Supporting this more focused talent outreach is the need to cultivate a culture where developers are encouraged to contribute and participate in the open-source community. Developers who work in open source spend about 40 percent of their time contributing to open source as part of their job.2 Walmart famously began using the open-source Node.js server technology to support Black Friday sales traffic in 2013, and then funded an open-source initiative that made this technology available for anyone to use.3
By using this kind of approach and aggressively targeting top talent, a mining company was able to hire 120 top technologists—data scientists, engineers, data engineers, and experts in Python, JavaScript, and Terraform code—in just eight months. A chemicals business was able to hire a mix of 60 full-time and contract engineers in its first year using a targeted talent approach. - Minimize complexity in accessing back-end systems. It has been well established that companies need to decouple their front end from their back-end stacks and that APIs can help enable that. Two issues tend to trip companies up, however, when it comes to building out OSS e-commerce. The first is that developers often create multiple versions of an API, which leads to confusion and delays. Companies need to invest in standards and tools, such as GraphQL, that can help manage API updates to reduce this chaos. The other is that CIOs will often greenlight large programs to “free” vast amounts of data in their ERP, when an e-commerce engine needs only a targeted, relatively small set to function, such as product inventory and prices.
- Enforce security and working standards through strong governance. The very freedom that open source allows can lead to chaos if not well managed. Top companies centralize key functions, including OSS management and security management. This team, for example, functions as a clearinghouse to support developers and their issues, such as providing policies and processes for OSS use, setting standards for license use and code contribution, and generally being available to answer questions about OSS use. OSS developers should also adopt DevSecOps practices. In addition, top companies invest in automated tools based on clear guidelines and guardrails that can scan open-source components and remediate issues or reject malware before they’re deployed.
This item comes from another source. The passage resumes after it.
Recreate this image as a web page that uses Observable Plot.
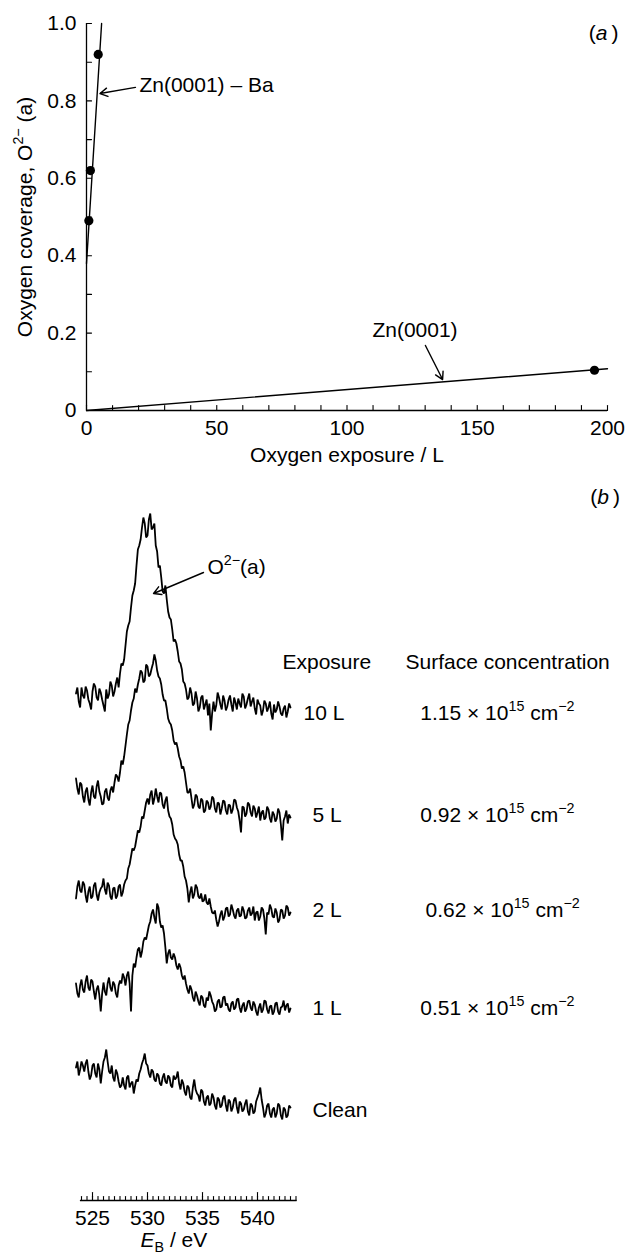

- Build flexibility into working with cloud service providers (CSPs). CSPs offer many open-source solutions, tools, and playbooks for common OSS use cases. But, as with other applications, companies need to be aware of how open source is tied to the CSP’s specific managed solutions and take steps to avoid being locked in. Companies should consider third-party tools that can deploy infrastructure and applications, for example, as well as wrapping their apps in “containers,” both of which can be deployed to any CSP. Where appropriate, companies should also consider using OSS to provide both abstraction and automation to manage cloud.
Going the open-source route requires business leaders to get past the “play it safe” mentality that opts for the large-vendor solution because it’s a defensible choice rather than because it’s the best option. For companies willing to make the necessary investments in people and processes, open-source e-commerce can open doors to a more productive and innovative digital future.